Almost all of the record target displays (macros, effects, submasters, groups, IFCB palettes, cues, presets, etc) can be opened simply by double hitting the record target key. (This does not work on the OLE - where all displays other than Live/Blind are accessed via the browser. So, if your only exposure to Ion is via the OLE, you'd have no way to know this .....

To access Patch and Setup, you press [displays] and then either key. There is a Live key.... and a Blind key (which by default puts you into Cue Blind).
Due to the sheer number of different record targets, its impossible to put a display key on the desk for each one of them. Eos has the exact same approach and users have had no trouble with display access that I've heard of. And believe me, Eos users are quite comfortable stating their dislikes and likes! Lord love'em!

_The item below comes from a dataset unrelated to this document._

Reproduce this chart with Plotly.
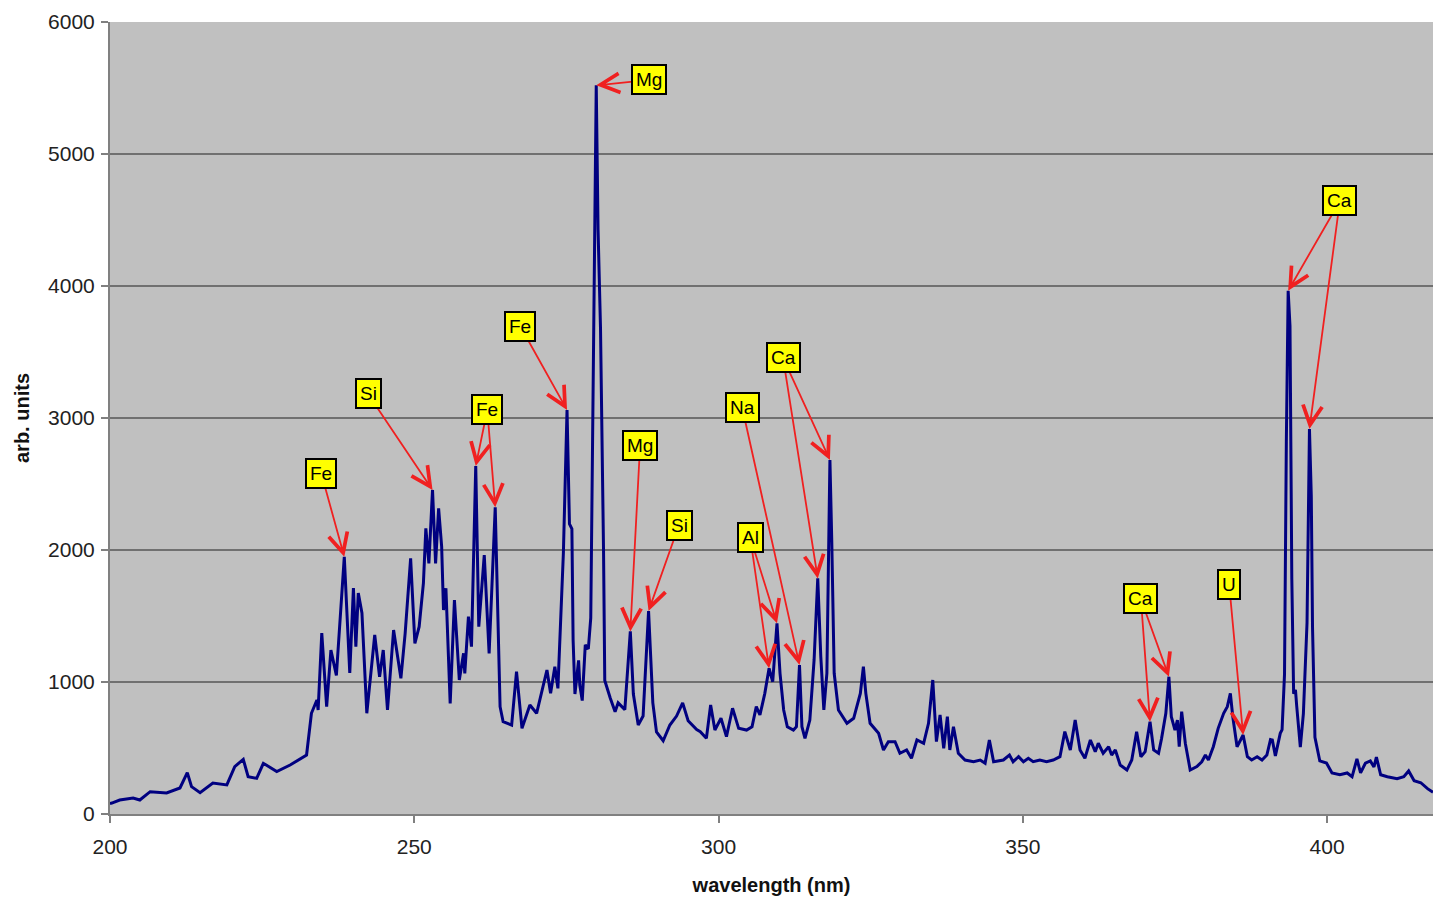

I hope that this helps. It's hard to get a sense of a console only via the OLE.... so please try to see one in person soon!

Anne Valentino
Eos/Ion product manager
ETC


----------



## soundlight (Jan 26, 2008)

avalentino said:


> Almost all of the record target displays (macros, effects, submasters, groups, IFCB palettes, cues, presets, etc) can be opened simply by double hitting the record target key. (This does not work on the OLE - where all displays other than Live/Blind are accessed via the browser. So, if your only exposure to Ion is via the OLE, you'd have no way to know this .....
> 
> To access Patch and Setup, you press [displays] and then either key. There is a Live key.... and a Blind key (which by default puts you into Cue Blind).
> Due to the sheer number of different record targets, its impossible to put a display key on the desk for each one of them. Eos has the exact same approach and users have had no trouble with display access that I've heard of. And believe me, Eos users are quite comfortable stating their dislikes and likes! Lord love'em!
> ...



OK, that makes me quite a bit happier. I like the idea of using one key for two purposes (recording and display access). I still wish that patch and setup were direct access display keys though - but I guess that's just me and my familiarity with older ETC boards. Things are gonna have to change as more and more features get packed into a single, powerful board, and it's probably better to shed the display keys and add more ML keys than make a console that has 150 keys and growing...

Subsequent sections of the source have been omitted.